When it's about someone I'm in closed contact I often try to discuss them about their means of actions. I try never to complain, but question them and make them think. Which of course doesn't lead to results for most of the time. But I don't see there's much more I can do. I've learned pretty good on accepting and not giving a damn. I'd be interested in hearing if anyone else has better ideas about this.
 
I too tend to ignore things that upset me that I can't control (our government quickly comes to mind). I don't like to watch the news because it's generally depressing (and biased).

I also am always looking for ways to improve things. I tend to "overthink" things, but do feel pretty good about trying to be intelligent and not just settle for "good enough". I get frustrated and angry when people do blatantly stupid things and don't seem to care (you can imagine what it must be like for me having a teenage daughter!). Things like getting something out of the cupboard and not fully closing the door, or turning on the hall light to find something in the closet and walking away with the light still on. I just can't understand it. I usually get into trouble because I want to "fix" the problem and say something about it. Problem is, I am usually frustrated when I speak, and I can't seem to broach the subject without offending someone.
 
I too am the drill sergeant at my house. Close the door, turn that light out, drop and give me twenty. I think I drive people as crazy as they drive me (but for different reasons).
I am not the type to ignore a problem, or ignorance. I fly to the defense of what is right. I speak out against the corrupt government. I canvass the neighborhood to rally support for a cause, or to inform my neighbors that they are getting screwed unless they attend a meeting and vote.
I am constantly disappointed, but I also constantly try to make things better. I wish I did not feel compelled to do this, it would make life so much more enjoyable.
 
I'm disappointed with humanity as a whole... and everything I read about another war or more generic stupidity... or I read about recipients of the "darwin award" (even though it's not a real award)... I lose more and more faith in how we as humans think we are the dominant and intelligent race. I actually think, there's more intelligent life out there, and the reason we haven't run into them is because they're smart and avoid us like the plague.

That was a slight tangent... but in general, yes I'm disappointed with humanity and I'm disappointed with the national and local government, since from my perspective it seems like they can never get their **** right.

How I deal with it? I try really hard to ignore it. I dive in deep with hobbies and interests and don't interact with people a lot. I try to steer clear from discussing said topics quite often. Honestly, the more I talk about these things, the more it's turning into a huge pile of raging violence within me, which is probably why I shouldn't spend any of my mental capacity on it.

Aside from that yes, I do want some degree of perfection. But I'm a realist and I know not everything can be perfect. So often I settle with what keeps me happy... though apparently that standard is way too high for a lot of people.

Couldn't agree more.

And no, I'm not happy with general life or people or things.
 
I'm disappointed with life in general because most of the time it feels like wading in molasses and I'm getting increasingly tired.

Every single improvement that would well be worth a try, like hydropower, is blocked by politicians and commercial interests. It's like one step forward, three back.

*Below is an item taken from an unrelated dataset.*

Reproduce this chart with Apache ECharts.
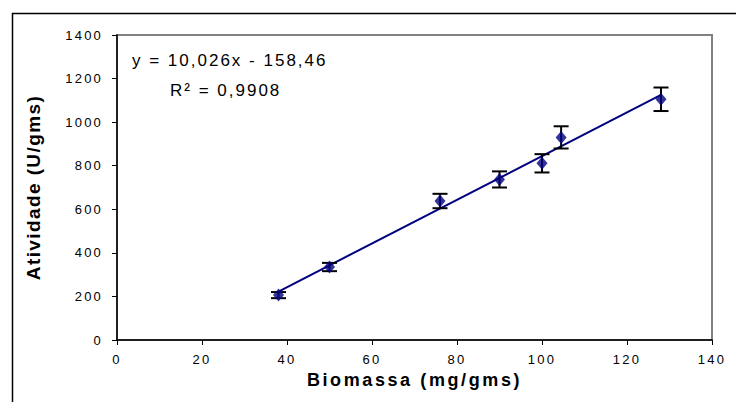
<!DOCTYPE html>
<html>
<head>
<meta charset="utf-8">
<script src="https://cdn.jsdelivr.net/npm/echarts@6/dist/echarts.min.js"></script>
<style>
html,body{margin:0;padding:0;background:#fff;}
#chart{width:736px;height:402px;}
#chart text[style*="13px"]{letter-spacing:2.2px;}
#chart text[style*="17px"]{letter-spacing:2px;}
#chart text[style*="18px"]{letter-spacing:2.6px;}
#chart text[style*="19px"]{letter-spacing:1.4px;}
</style>
</head>
<body>
<div id="chart"></div>
<script>
// Data
const biomassa = [38, 50, 76, 90, 100, 104.5, 128];
const atividade = [206, 335, 638, 737, 811, 930, 1105];
const erro = [14, 19, 33, 37, 42, 51, 54];
// Trendline as printed on the chart
const slope = 10.026;
const intercept = -158.46;
const trendX = [38, 128];
const eqText = 'y = 10,026x - 158,46';
const r2Text = 'R\u00B2 = 0,9908';
const xTitle = 'Biomassa (mg/gms)';
const yTitle = 'Atividade (U/gms)';

const points = biomassa.map((x, i) => [x, atividade[i]]);
const errData = biomassa.map((x, i) => [x, atividade[i] - erro[i], atividade[i] + erro[i]]);
const trendData = trendX.map(x => [x, slope * x + intercept]);

const chart = echarts.init(document.getElementById('chart'), null, {renderer: 'svg'});
const font = '"Liberation Sans", Arial, sans-serif';
chart.setOption({
  animation: false,
  backgroundColor: '#fff',
  grid: {left: 117, right: 24, top: 35, bottom: 62, show: true, borderColor: '#808080', borderWidth: 2, backgroundColor: 'transparent'},
  xAxis: {
    type: 'value', min: 0, max: 140, interval: 20,
    name: xTitle, nameLocation: 'middle', nameGap: 31,
    nameTextStyle: {fontFamily: font, fontSize: 18, fontWeight: 'bold', color: '#000'},
    axisLine: {show: true, onZero: false, lineStyle: {color: '#000', width: 1.5}},
    axisTick: {show: true, inside: false, length: 5, lineStyle: {color: '#000', width: 1}},
    axisLabel: {fontFamily: font, fontSize: 13, color: '#000', margin: 13, formatter: v => String(v)},
    splitLine: {show: false}
  },
  yAxis: {
    type: 'value', min: 0, max: 1400, interval: 200,
    name: yTitle, nameLocation: 'middle', nameGap: 74,
    nameTextStyle: {fontFamily: font, fontSize: 19, fontWeight: 'bold', color: '#000'},
    axisLine: {show: true, onZero: false, lineStyle: {color: '#000', width: 1.5}},
    axisTick: {show: true, inside: false, length: 5, lineStyle: {color: '#000', width: 1}},
    axisLabel: {fontFamily: font, fontSize: 13, color: '#000', margin: 14, formatter: v => String(v)},
    splitLine: {show: false}
  },
  graphic: [
    {type: 'rect', left: 10, top: 11, shape: {width: 800, height: 500}, style: {fill: 'none', stroke: '#000', lineWidth: 1.5}, silent: true, z: -10},
    {type: 'text', left: 132, top: 52, style: {text: eqText, font: '17px ' + font, fill: '#000'}},
    {type: 'text', left: 170, top: 82, style: {text: r2Text, font: '17px ' + font, fill: '#000'}}
  ],
  series: [
    {
      type: 'line', data: trendData, symbol: 'none', z: 3,
      lineStyle: {color: '#000080', width: 2}
    },
    {
      type: 'custom', data: errData, z: 4,
      renderItem: function (params, api) {
        const x = api.value(0);
        const lo = api.coord([x, api.value(1)]);
        const hi = api.coord([x, api.value(2)]);
        const hw = 7.5;
        const st = {stroke: '#000', lineWidth: 2};
        return {type: 'group', children: [
          {type: 'line', shape: {x1: lo[0], y1: lo[1], x2: hi[0], y2: hi[1]}, style: st},
          {type: 'line', shape: {x1: lo[0] - hw, y1: lo[1], x2: lo[0] + hw, y2: lo[1]}, style: st},
          {type: 'line', shape: {x1: hi[0] - hw, y1: hi[1], x2: hi[0] + hw, y2: hi[1]}, style: st}
        ]};
      }
    },
    {
      type: 'scatter', data: points, symbol: 'diamond', symbolSize: [11, 13], z: 5,
      itemStyle: {color: '#000080'}
    }
  ]
});
</script>
</body>
</html>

If I dare say a simple truth like, there are way too many humans on this planet, wouldn't it be more merciful to restrict reproduction than watch them starve and lead wars for a few meager sources of drinking water, I'm the antisocial monster.

Humanity as a whole denies reality; reason does not count, they are driven by (mainly childish) emotions. I value science and reason and hate the hypocritical farces our politicians provide.

I also dislike people who violate the rules and I have to live with noisy upstairs neighbors who are simply ignorant. And I find people who block the aisles at the grocery store with their shopping carts abhorrent. Yes, I'm deeply frustrated as I think if the members of one species are on average too stupid to handle even such easy to understand rules, what does that say about the species as a whole? Probably that they will kill themselves, which wouldn't bother me, but they will also destroy other species and the biggest part of nature, and that does bother me.

On a personal level, right now I hate it that someone who plays an important role in my life just doesn't get that my taking things literally is no malice but part of my ASD. I can't help it. And no matter how often I explain that fact, it doesn't change. It's as simple as, say what you mean and mean what you say. But somehow it seems I can't get that point across.

I'm frustrated and exhausted because I can't measure up to the expectations of "normal" people and I'm happy that the biggest part of my life lies behind me.
 
I am always extremely had to please. I wish I weren't but when I am honest with myself, it is very unusual for me to feel really satisfied with anything. I have learned not to let these feelings show because many people are very judgmental of my feelings. I am also seldom satisfied with what I accomplish so I don't believe my behavior is aimed at mistreating anyone. I can't help always seeing that something else could have been done to make the outcome even better.